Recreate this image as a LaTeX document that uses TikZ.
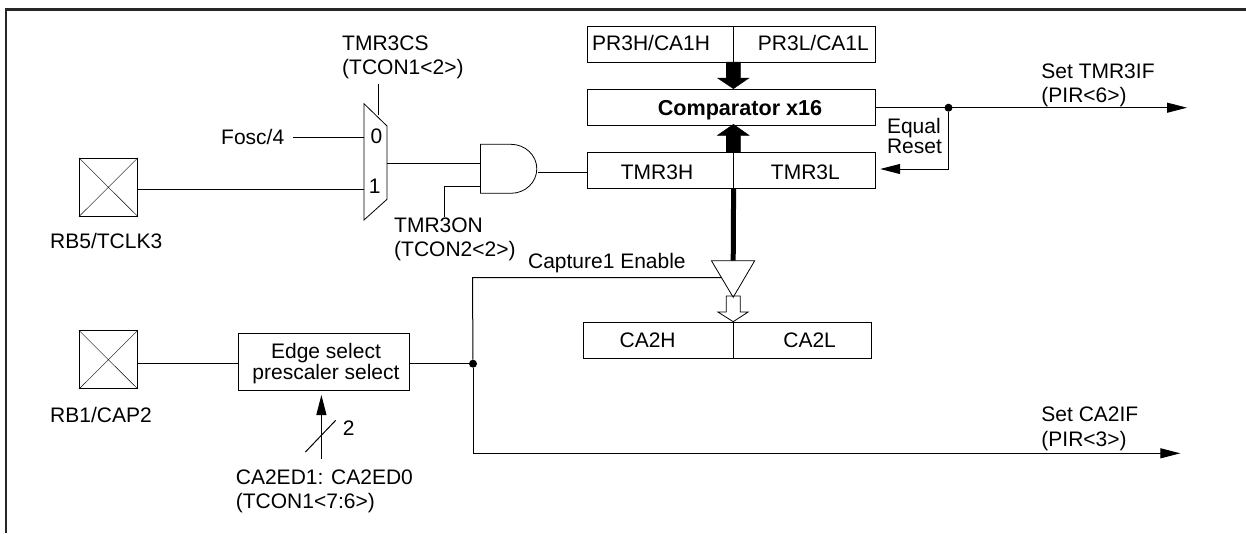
\documentclass[tikz,border=0pt]{standalone}
\usepackage{fontspec}
\setmainfont{Liberation Sans}
\usetikzlibrary{arrows.meta}
\tikzset{
  lbl/.style={inner sep=0pt,anchor=base west,align=left,font=\fontsize{21}{24.7}\selectfont},
  lblc/.style={inner sep=0pt,anchor=base,font=\fontsize{21}{24.7}\selectfont},
  regbox/.style={draw,thick,inner sep=0pt},
  padbox/.style={draw,thick,inner sep=0pt,minimum width=58.2pt,minimum height=58pt},
  wire/.style={line width=1pt},
  flag/.style={line width=1pt,-{Triangle[length=20pt,width=10pt]}},
  dotnode/.style={circle,fill=black,inner sep=0pt,minimum size=8pt}
}
\begin{document}
\begin{tikzpicture}[x=1pt,y=-1pt]
\useasboundingbox (0,0) rectangle (1246,533);
%\draw[step=50,gray,very thin] (0,0) grid (1246,533); %background grid
\draw[line width=2.4pt,black!85] (6,533) -- (6,9.3) -- (1246,9.3);
% registers
\node[regbox,minimum width=145.6pt,minimum height=36.3pt] (prh) at (660.4,44.2) {};
\node[regbox,minimum width=142.2pt,minimum height=36.3pt] (prl) at (804.3,44.2) {};
\node[regbox,minimum width=287.8pt,minimum height=36pt] (cmp) at (731.5,107.7) {};
\node[regbox,minimum width=145.6pt,minimum height=36.4pt] (tmrh) at (660.4,170.5) {};
\node[regbox,minimum width=142.2pt,minimum height=36.4pt] (tmrl) at (804.3,170.5) {};
\node[regbox,minimum width=149.6pt,minimum height=36.4pt] (cah) at (658.4,340.5) {};
\node[regbox,minimum width=138.7pt,minimum height=36.4pt] (cal) at (802.5,340.5) {};
\node[lbl] (prhtext) at (592,50.7) {PR3H/CA1H};
\node[lbl] (prltext) at (757.7,50.7) {PR3L/CA1L};
\node[lblc,font=\fontsize{21.6}{24}\selectfont\bfseries] (cmptext) at (740,115) {Comparator x16};
\node[lblc] (tmrhtext) at (657,179) {TMR3H};
\node[lblc] (tmrltext) at (805.4,179) {TMR3L};
\node[lblc] (cahtext) at (647.6,347.7) {CA2H};
\node[lblc] (caltext) at (809.6,347.7) {CA2L};
% pins
\node[padbox] (pada) at (108.4,187.2) {};
\node[padbox] (padb) at (108.4,359.7) {};
\draw (pada.north west) -- (pada.south east) (pada.north east) -- (pada.south west);
\draw (padb.north west) -- (padb.south east) (padb.north east) -- (padb.south west);
\node[lbl] (padatext) at (50,248.7) {RB5/TCLK3};
\node[lbl] (padbtext) at (50,422) {RB1/CAP2};
% mux
\coordinate (muxa) at (364,137.7);
\coordinate (muxb) at (364,189);
\coordinate (muxs) at (378.6,115);
\coordinate (muxo) at (387,163.3);
\draw[thick] (364,103.7) -- (387,126) -- (387,199.3) -- (364,220) -- cycle;
\node[lblc] (mux0) at (376.4,143.5) {0};
\node[lblc] (mux1) at (374.6,193) {1};
\node[lbl] (seltext) at (342,74.7) {TMR3CS\\(TCON1<2>)};
\coordinate (selend) at (378.6,84);
\node[lbl] (fosc) at (221,144.7) {Fosc/4};
\coordinate (foscend) at (293,137.7);
\draw[wire] (selend) -- (muxs);
\draw[wire] (foscend) -- (muxa);
\draw[wire] (pada.east |- muxb) -- (muxb);
% and gate
\coordinate (anda) at (480.4,163.3);
\coordinate (andb) at (480.4,186.3);
\coordinate (ando) at (537.5,172);
\draw[thick] (480.4,144.3) -- (511,144.3) arc[start angle=90,end angle=-90,x radius=25.8pt,y radius=24.5pt] -- (480.4,193.3) -- cycle;
\node[lbl] (ontext) at (394,256.7) {TMR3ON\\(TCON2<2>)};
\coordinate (onend) at (444,216.7);
\draw[wire] (muxo) -- (anda);
\draw[wire] (onend) |- (andb);
\draw[wire] (ando) -- (ando -| tmrh.west);
% bus arrows
\draw[fill=black] (726.2,62) -- (740.7,62) -- (740.7,78) -- (749,78) -- (733.4,88.7) -- (717.5,78) -- (726.2,78) -- cycle;
\draw[fill=black] (726.2,152.3) -- (740.7,152.3) -- (740.7,135.3) -- (749,135.3) -- (733.4,124.3) -- (717.5,135.3) -- (726.2,135.3) -- cycle;
\draw[fill=white,thick] (726.2,296) -- (740.2,296) -- (740.2,312) -- (748.1,312) -- (733.2,321.7) -- (717.9,312) -- (726.2,312) -- cycle;
% buffer
\draw[thick] (711.4,260.7) -- (754.7,260.7) -- (733.2,297.3) -- cycle;
\coordinate (bufin) at (733.2,260.7);
\coordinate (bufen) at (721.9,277.5);
\draw[line width=5pt] (tmrh.south east) -- (bufin);
% flags
\coordinate (setend) at (1187,107.7);
\coordinate (resetend) at (880.2,169);
\node[dotnode] (eqdot) at (948.5,107.7) {};
\draw[flag] (cmp.east) -- (setend);
\draw[flag] (eqdot) |- (resetend);
\node[lbl] (settext) at (1041.2,102.7) {Set TMR3IF\\(PIR<6>)};
\node[lbl,font=\fontsize{21}{20}\selectfont] (eqtext) at (886.8,153.7) {Equal\\Reset};
% edge select
\node[regbox,minimum width=171.7pt,minimum height=57.3pt] (edge) at (323.8,361.7) {};
\node[lblc] (edgea) at (326,358) {Edge select};
\node[lblc] (edgeb) at (326,379) {prescaler select};
\node[dotnode] (capdot) at (473,363.7) {};
\draw[wire] (pada.east |- capdot) -- (edge.west |- capdot);
\draw[wire] (edge.east |- capdot) -- (capdot);
\coordinate (setcaend) at (1180.3,453.3);
\draw[wire] (bufen) -- (472.5,277.5) -- (capdot);
\draw[flag] (capdot) |- (setcaend);
\node[lbl] (captext) at (527.9,268) {Capture1 Enable};
\node[lbl] (setcatext) at (1041.2,446.3) {Set CA2IF\\(PIR<3>)};
% edge bits
\coordinate (bitsend) at (321.4,458.7);
\coordinate (bitstip) at (321.4,395);
\draw[flag] (bitsend) -- (bitstip);
\draw[wire] (305.4,452) -- (335.7,420.3);
\node[lblc] (bitsn) at (348.6,435) {2};
\node[lbl] (bitstext) at (235.7,508.7) {CA2ED1: CA2ED0\\(TCON1<7:6>)};
\end{tikzpicture}
\end{document}
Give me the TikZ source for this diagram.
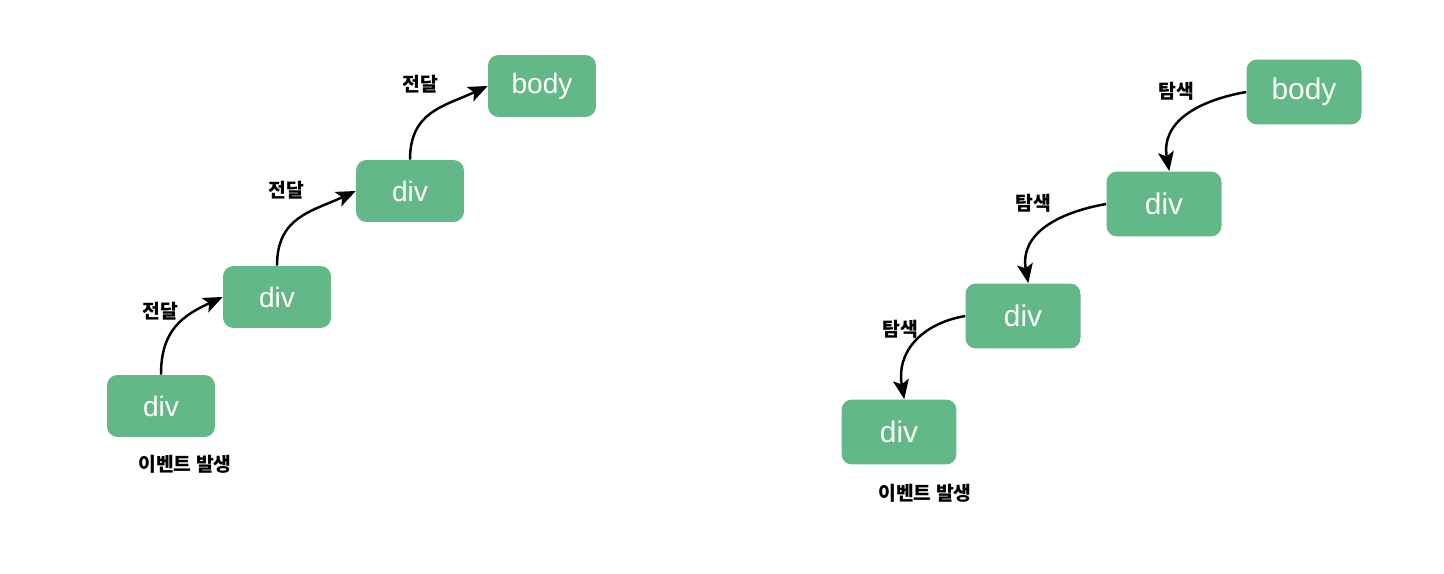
\documentclass[tikz,border=0pt]{standalone}
\usepackage{fontspec}
\setmainfont{Noto Sans CJK KR}
\newfontfamily\boxfont{Liberation Sans}
\usetikzlibrary{arrows.meta, positioning}
\definecolor{boxgreen}{RGB}{99,184,135}

\begin{document}
\begin{tikzpicture}[
    x=0.02cm, y=-0.02cm,
    >={Stealth[length=11pt, width=9pt, inset=2.5pt]},
    elembox/.style={rectangle, rounded corners=6pt, fill=boxgreen,
        text=white, font=\boxfont\fontsize{16}{18}\selectfont,
        minimum width=2.16cm, minimum height=1.24cm, inner sep=0pt},
    bigbox/.style={elembox, minimum width=2.3cm, minimum height=1.3cm,
        font=\boxfont\fontsize{17}{19}\selectfont},
    steplabel/.style={font=\fontsize{11}{13}\selectfont\bfseries, inner sep=1pt},
    flow/.style={->, line width=1.4pt, looseness=1.15},
]
\useasboundingbox (0,0) rectangle (1444,574);

% === BUBBLING (Left side) ===
\node[elembox] (ld1) at (161, 406) {div};
\node[elembox] (ld2) at (277, 297) {div};
\node[elembox] (ld3) at (410, 191) {div};
\node[elembox] (lbody) at (542, 86) {body};

\node[steplabel] (levent) at (185, 464) {이벤트 발생};

\draw[flow] (ld1.north) to[out=90, in=205] (ld2.west);
\draw[flow] (ld2.north) to[out=90, in=205] (ld3.west);
\draw[flow] (ld3.north) to[out=90, in=205] (lbody.west);

\node[steplabel] (lpass1) at (160, 311) {전달};
\node[steplabel] (lpass2) at (286, 190) {전달};
\node[steplabel] (lpass3) at (420, 84) {전달};

% === CAPTURING (Right side) ===
\node[bigbox] (rbody) at (1304, 92) {body};
\node[bigbox] (rd1) at (1164, 204) {div};
\node[bigbox] (rd2) at (1023, 316) {div};
\node[bigbox] (rd3) at (899, 432) {div};

\node[steplabel] (revent) at (925, 493) {이벤트 발생};

\draw[flow] (rbody.west) to[out=190, in=100] ([xshift=3]rd1.north);
\draw[flow] (rd1.west) to[out=190, in=100] ([xshift=3]rd2.north);
\draw[flow] (rd2.west) to[out=190, in=100] ([xshift=3]rd3.north);

\node[steplabel] (rsearch1) at (1176, 91) {탐색};
\node[steplabel] (rsearch2) at (1033, 203) {탐색};
\node[steplabel] (rsearch3) at (900, 329) {탐색};

\end{tikzpicture}
\end{document}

■ STATED PROBLEM: Work out how many lines in the entries hold the string "this". Your answer should consist solely of that number.

■ COMPLETED EXERCISE: 2